Kemudian apa sajakah kemudahan penggunaan dari kendaraan hidrogen hijau? Secara operasional, penggunaan kendaraan ini hampir sama dengan kendaraan konvensional dan kendaraan listrik baterai. Kinerja mesinnya juga setara. Bahkan, kendaraan ini lebih mudah dan cepat mengisi bahan bakarnya dibanding kendaraan listrik. Kemudahan lainnya adalah jarak jangkau sekali pengisian yang lebih jauh daripada kendaraan berbahan bakar fosil dan kendaraan listrik. Kendaraan ini juga lebih mudah perawatannya dibanding kendaraan konvensional dengan jumlah komponen jauh lebih sedikit.
Pertanyaannya kemudian adakah penghambat yang memudahkan penggunaan kendaraan ini? Salah satu tantangannya adalah ketersediaan stasiun pengisian bahan bakar hidrogen. Meskipun infrastrukturnya mulai berkembang, penyebarannya tidak seluas SPBU sehingga dapat membatasi perjalanan jarak jauh.
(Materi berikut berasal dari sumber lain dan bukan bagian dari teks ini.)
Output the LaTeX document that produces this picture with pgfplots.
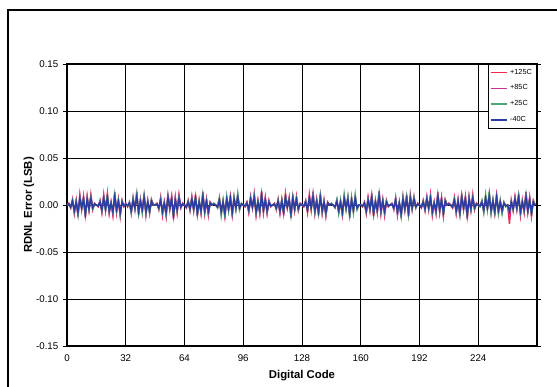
\documentclass[border=0pt]{standalone}
\usepackage{pgfplots}
\usepackage{pgfplotstable}
\pgfplotsset{compat=1.18}
\usepackage{fontspec}
\setmainfont{Liberation Sans}
\definecolor{cRed}{RGB}{240,40,80}
\definecolor{cMag}{RGB}{200,50,150}
\definecolor{cGrn}{RGB}{80,165,115}
\definecolor{cBlu}{RGB}{45,60,165}
\pgfplotstableread{
x r m g b
0 0 0 0 0
1 0.002 0.001 0.001 0.001
2 -0.003 -0.003 -0.002 -0.002
3 0.006 0.005 0.005 0.004
4 -0.009 -0.008 -0.007 -0.006
5 0.005 0.004 0.004 0.003
6 -0.012 -0.010 -0.010 -0.008
7 0.011 0.009 0.008 0.007
8 -0.005 -0.004 -0.004 -0.003
9 0.009 0.008 0.007 0.006
10 -0.014 -0.012 -0.011 -0.009
11 0.009 0.008 0.007 0.006
12 -0.006 -0.005 -0.005 -0.004
13 0.011 0.009 0.008 0.007
14 -0.005 -0.004 -0.004 -0.003
15 0.002 0.001 0.001 0.001
16 0 0 0 0
17 -0.002 -0.001 -0.001 -0.001
18 0.005 0.004 0.004 0.003
19 -0.008 -0.007 -0.006 -0.005
20 0.011 0.009 0.008 0.007
21 -0.006 -0.005 -0.005 -0.004
22 0.012 0.010 0.010 0.008
23 -0.009 -0.008 -0.007 -0.006
24 0.003 0.003 0.002 0.002
25 -0.011 -0.009 -0.008 -0.007
26 0.014 0.012 0.011 0.009
27 -0.008 -0.007 -0.006 -0.005
28 0.006 0.005 0.005 0.004
29 -0.012 -0.010 -0.010 -0.008
30 0.005 0.004 0.004 0.003
31 -0.002 -0.001 -0.001 -0.001
32 0.001 0.002 0.001 0.001
33 -0.001 -0.002 -0.001 -0.001
34 0.002 0.003 0.003 0.002
35 -0.007 -0.009 -0.008 -0.006
36 0.006 0.008 0.007 0.005
37 -0.004 -0.005 -0.004 -0.003
38 0.011 0.014 0.012 0.009
39 -0.008 -0.011 -0.009 -0.007
40 0.005 0.006 0.005 0.004
41 -0.006 -0.008 -0.007 -0.005
42 0.010 0.012 0.010 0.008
43 -0.008 -0.011 -0.009 -0.007
44 0.004 0.005 0.004 0.003
45 -0.007 -0.009 -0.008 -0.006
46 0.005 0.006 0.005 0.004
47 0 0 0 0
48 0 0 0 0
49 0.002 0.001 0.001 0.001
50 -0.005 -0.004 -0.004 -0.003
51 0.008 0.007 0.006 0.005
52 -0.011 -0.009 -0.008 -0.007
53 0.003 0.003 0.002 0.002
54 -0.012 -0.010 -0.010 -0.008
55 0.012 0.010 0.010 0.008
56 -0.005 -0.004 -0.004 -0.003
57 0.009 0.008 0.007 0.006
58 -0.015 -0.013 -0.012 -0.010
59 0.008 0.007 0.006 0.005
60 -0.008 -0.007 -0.006 -0.005
61 0.011 0.009 0.008 0.007
62 -0.003 -0.003 -0.002 -0.002
63 0.002 0.001 0.001 0.001
64 0 0 0 0
65 -0.003 -0.003 -0.002 -0.002
66 0.005 0.004 0.004 0.003
67 -0.006 -0.005 -0.005 -0.004
68 0.009 0.008 0.007 0.006
69 -0.006 -0.005 -0.005 -0.004
70 0.011 0.009 0.008 0.007
71 -0.012 -0.010 -0.010 -0.008
72 0.005 0.004 0.004 0.003
73 -0.009 -0.008 -0.007 -0.006
74 0.014 0.012 0.011 0.009
75 -0.009 -0.008 -0.007 -0.006
76 0.006 0.005 0.005 0.004
77 -0.011 -0.009 -0.008 -0.007
78 0.003 0.003 0.002 0.002
79 0 0 0 0
80 0.001 0.001 0.002 0.001
81 0 0 0 0
82 -0.003 -0.002 -0.003 -0.002
83 0.007 0.006 0.008 0.005
84 -0.009 -0.008 -0.011 -0.007
85 0.004 0.004 0.005 0.003
86 -0.012 -0.011 -0.014 -0.009
87 0.008 0.007 0.009 0.006
88 -0.005 -0.005 -0.006 -0.004
89 0.009 0.008 0.011 0.007
90 -0.010 -0.010 -0.012 -0.008
91 0.008 0.007 0.009 0.006
92 -0.004 -0.004 -0.005 -0.003
93 0.010 0.010 0.012 0.008
94 -0.004 -0.004 -0.005 -0.003
95 0.001 0.001 0.002 0.001
96 0 0 0 0
97 -0.002 -0.001 -0.001 -0.001
98 0.003 0.003 0.002 0.002
99 -0.008 -0.007 -0.006 -0.005
100 0.009 0.008 0.007 0.006
101 -0.003 -0.003 -0.002 -0.002
102 0.012 0.010 0.010 0.008
103 -0.011 -0.009 -0.008 -0.007
104 0.005 0.004 0.004 0.003
105 -0.009 -0.008 -0.007 -0.006
106 0.015 0.013 0.012 0.010
107 -0.008 -0.007 -0.006 -0.005
108 0.008 0.007 0.006 0.005
109 -0.009 -0.008 -0.007 -0.006
110 0.005 0.004 0.004 0.003
111 -0.002 -0.001 -0.001 -0.001
112 0 0 0 0
113 0.002 0.001 0.001 0.001
114 -0.005 -0.004 -0.004 -0.003
115 0.006 0.005 0.005 0.004
116 -0.009 -0.008 -0.007 -0.006
117 0.006 0.005 0.005 0.004
118 -0.011 -0.009 -0.008 -0.007
119 0.012 0.010 0.010 0.008
120 -0.003 -0.003 -0.002 -0.002
121 0.008 0.007 0.006 0.005
122 -0.014 -0.012 -0.011 -0.009
123 0.011 0.009 0.008 0.007
124 -0.006 -0.005 -0.005 -0.004
125 0.009 0.008 0.007 0.006
126 -0.006 -0.005 -0.005 -0.004
127 0.002 0.001 0.001 0.001
128 0 0 0 0
129 -0.002 -0.001 -0.001 -0.001
130 0.005 0.004 0.004 0.003
131 -0.008 -0.007 -0.006 -0.005
132 0.011 0.009 0.008 0.007
133 -0.005 -0.004 -0.004 -0.003
134 0.014 0.012 0.011 0.009
135 -0.009 -0.008 -0.007 -0.006
136 0.006 0.005 0.005 0.004
137 -0.011 -0.009 -0.008 -0.007
138 0.012 0.010 0.010 0.008
139 -0.009 -0.008 -0.007 -0.006
140 0.005 0.004 0.004 0.003
141 -0.012 -0.010 -0.010 -0.008
142 0.003 0.003 0.002 0.002
143 0 0 0 0
144 0.001 0.001 0.002 0.001
145 0 0 0 0
146 -0.003 -0.002 -0.003 -0.002
147 0.005 0.005 0.006 0.004
148 -0.008 -0.007 -0.009 -0.006
149 0.004 0.004 0.005 0.003
150 -0.010 -0.010 -0.012 -0.008
151 0.009 0.008 0.011 0.007
152 -0.004 -0.004 -0.005 -0.003
153 0.008 0.007 0.009 0.006
154 -0.012 -0.011 -0.014 -0.009
155 0.007 0.006 0.008 0.005
156 -0.007 -0.006 -0.008 -0.005
157 0.009 0.008 0.011 0.007
158 -0.004 -0.004 -0.005 -0.003
159 0 0 0 0
160 0 0 0 0
161 -0.002 -0.001 -0.001 -0.001
162 0.003 0.003 0.002 0.002
163 -0.009 -0.008 -0.007 -0.006
164 0.008 0.007 0.006 0.005
165 -0.006 -0.005 -0.005 -0.004
166 0.012 0.010 0.010 0.008
167 -0.012 -0.010 -0.010 -0.008
168 0.005 0.004 0.004 0.003
169 -0.008 -0.007 -0.006 -0.005
170 0.015 0.013 0.012 0.010
171 -0.009 -0.008 -0.007 -0.006
172 0.006 0.005 0.005 0.004
173 -0.011 -0.009 -0.008 -0.007
174 0.005 0.004 0.004 0.003
175 -0.002 -0.001 -0.001 -0.001
176 0 0 0 0
177 0.001 0.002 0.001 0.001
178 -0.004 -0.005 -0.004 -0.003
179 0.006 0.008 0.007 0.005
180 -0.008 -0.011 -0.009 -0.007
181 0.002 0.003 0.003 0.002
182 -0.011 -0.014 -0.012 -0.009
183 0.007 0.009 0.008 0.006
184 -0.005 -0.006 -0.005 -0.004
185 0.008 0.011 0.009 0.007
186 -0.010 -0.012 -0.010 -0.008
187 0.008 0.011 0.009 0.007
188 -0.004 -0.005 -0.004 -0.003
189 0.007 0.009 0.008 0.006
190 -0.002 -0.003 -0.003 -0.002
191 0.001 0.002 0.001 0.001
192 0 0 0 0
193 -0.003 -0.003 -0.002 -0.002
194 0.005 0.004 0.004 0.003
195 -0.006 -0.005 -0.005 -0.004
196 0.009 0.008 0.007 0.006
197 -0.005 -0.004 -0.004 -0.003
198 0.011 0.009 0.008 0.007
199 -0.011 -0.009 -0.008 -0.007
200 0.003 0.003 0.002 0.002
201 -0.009 -0.008 -0.007 -0.006
202 0.014 0.012 0.011 0.009
203 -0.008 -0.007 -0.006 -0.005
204 0.008 0.007 0.006 0.005
205 -0.012 -0.010 -0.010 -0.008
206 0.006 0.005 0.005 0.004
207 0 0 0 0
208 0.002 0.001 0.001 0.001
209 0 0 0 0
210 -0.003 -0.003 -0.002 -0.002
211 0.008 0.007 0.006 0.005
212 -0.009 -0.008 -0.007 -0.006
213 0.006 0.005 0.005 0.004
214 -0.012 -0.010 -0.010 -0.008
215 0.012 0.010 0.010 0.008
216 -0.005 -0.004 -0.004 -0.003
217 0.009 0.008 0.007 0.006
218 -0.015 -0.013 -0.012 -0.010
219 0.009 0.008 0.007 0.006
220 -0.006 -0.005 -0.005 -0.004
221 0.011 0.009 0.008 0.007
222 -0.005 -0.004 -0.004 -0.003
223 0.002 0.001 0.001 0.001
224 0 0 0 0
225 -0.001 -0.001 -0.002 -0.001
226 0.004 0.004 0.005 0.003
227 -0.007 -0.006 -0.008 -0.005
228 0.009 0.008 0.011 0.007
229 -0.004 -0.004 -0.005 -0.003
230 0.012 0.011 0.014 0.009
231 -0.008 -0.007 -0.009 -0.006
232 0.005 0.005 0.006 0.004
233 -0.009 -0.008 -0.011 -0.007
234 0.010 0.010 0.012 0.008
235 -0.008 -0.007 -0.009 -0.006
236 0.004 0.004 0.005 0.003
237 -0.008 -0.007 -0.009 -0.006
238 0.003 0.002 0.003 0.002
239 -0.001 -0.001 -0.002 -0.001
240 0 0 0 0
241 -0.020 -0.010 -0.008 -0.007
242 0.005 0.004 0.004 0.003
243 -0.006 -0.005 -0.005 -0.004
244 0.009 0.008 0.007 0.006
245 -0.005 -0.004 -0.004 -0.003
246 0.012 0.010 0.010 0.008
247 -0.011 -0.009 -0.008 -0.007
248 0.005 0.004 0.004 0.003
249 -0.008 -0.007 -0.006 -0.005
250 0.014 0.012 0.011 0.009
251 -0.009 -0.008 -0.007 -0.006
252 0.008 0.007 0.006 0.005
253 -0.012 -0.010 -0.010 -0.008
254 0.005 0.004 0.004 0.003
255 0 0 0 0
}\datatable
\begin{document}
\begin{tikzpicture}
\useasboundingbox (-50.25pt,-30pt) rectangle (367.5pt,259.5pt);
\draw[line width=0.8pt] (-44.25pt,-40pt) -- (-44.25pt,252pt) -- (380pt,252pt);
\begin{axis}[
  at={(0,0)}, anchor=south west,
  scale only axis,
  width=352.5pt, height=211.5pt,
  xmin=0, xmax=256, ymin=-0.15, ymax=0.15,
  xtick={0,32,64,96,128,160,192,224},
  ytick={-0.15,-0.10,-0.05,0,0.05,0.10,0.15},
  grid=major,
  major grid style={black, line width=0.6pt},
  axis line style={black, line width=1.1pt},
  tick style={black, line width=0.6pt},
  tick align=outside,
  major tick length=3pt,
  x tick style={draw=none},
  /pgf/number format/assume math mode=true,
  yticklabel style={/pgf/number format/fixed, /pgf/number format/fixed zerofill, /pgf/number format/precision=2, font=\fontsize{7.3}{8}\selectfont},
  xticklabel style={font=\fontsize{7.3}{8}\selectfont},
  scaled y ticks=false,
  xlabel={\bfseries Digital Code},
  ylabel={\bfseries RDNL Error (LSB)},
  xlabel style={font=\fontsize{8.5}{9}\selectfont, yshift=0pt},
  ylabel style={font=\fontsize{8.5}{9}\selectfont, yshift=-5.5pt},
  legend style={at={(rel axis cs:1,1)}, anchor=north east, draw=black, line width=0.6pt, fill=white,
    font=\fontsize{5.5}{6}\selectfont, inner sep=1.5pt, row sep=2.5pt, cells={anchor=west}},
  legend image code/.code={\draw[#1] (0pt,0pt) -- (12pt,0pt);},
]
\addplot[color=cRed, line width=1.1pt, mark=none] table[x=x, y=r] {\datatable};
\addlegendentry{+125C}
\addplot[color=cMag, line width=1.1pt, mark=none] table[x=x, y=m] {\datatable};
\addlegendentry{+85C}
\addplot[color=cGrn, line width=1.1pt, mark=none] table[x=x, y=g] {\datatable};
\addlegendentry{+25C}
\addplot[color=cBlu, line width=1.1pt, mark=none] table[x=x, y=b] {\datatable};
\addlegendentry{-40C}
\end{axis}
\end{tikzpicture}
\end{document}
Berkaca dari kegagalan adopsi kendaraan berbahan bakar gas yang digagas pemerintah tahun 1990-an, ketersediaan infrastruktur ini tak pelak menjadi faktor paling penentu keberhasilan adopsi kendaraan ini. Sebaliknya pemilik kendaraan listrik bisa melakukan pengisian energinya di rumah kapan saja, hal yang tak mungkin bisa dilakukan pengguna kendaraan hidrogen.
Aspek lain yang mengurangi kemudahan penggunaan adalah terbatasnya pilihan merek kendaraan. Meskipun mulai banyak pengembang mobil kendaraan hidrogen bermunculan, hanya ada dua merek yang tersedia di pasaran; Mirai dan Nexo. Jumlah ini jauh lebih sedikit dibandingkan merek kendaraan listrik berbasis baterai. Selain itu, harga hidrogen hijau juga relatif lebih mahal dibanding biaya listrik.
Banyaknya faktor penghambat ini tentunya membuat nilai kemanfaatan dan kemudahan kendaraan hidrogen hijau melorot sehingga calon pengguna masih enggan untuk mengadopsi moda transportasi masa depan yang ramah lingkungan ini. Bisa jadi kecepatan Toyota Mirai sudah bersaing dengan kecepatan Tesla 3, namun yang pasti, sampai detik ini laju adopsi kendaraan listrik berbahan bakar hidrogen seperti Mirai atau Nexo masih jauh tertinggal dibanding kendaraan listrik berbasis baterai seperti Tesla atau BYD.
Zainal Arifn, Dosen Program Studi Pascasarjana di Institut Teknologi PLN
dan Pengurus Indonesia Strategic Management Society.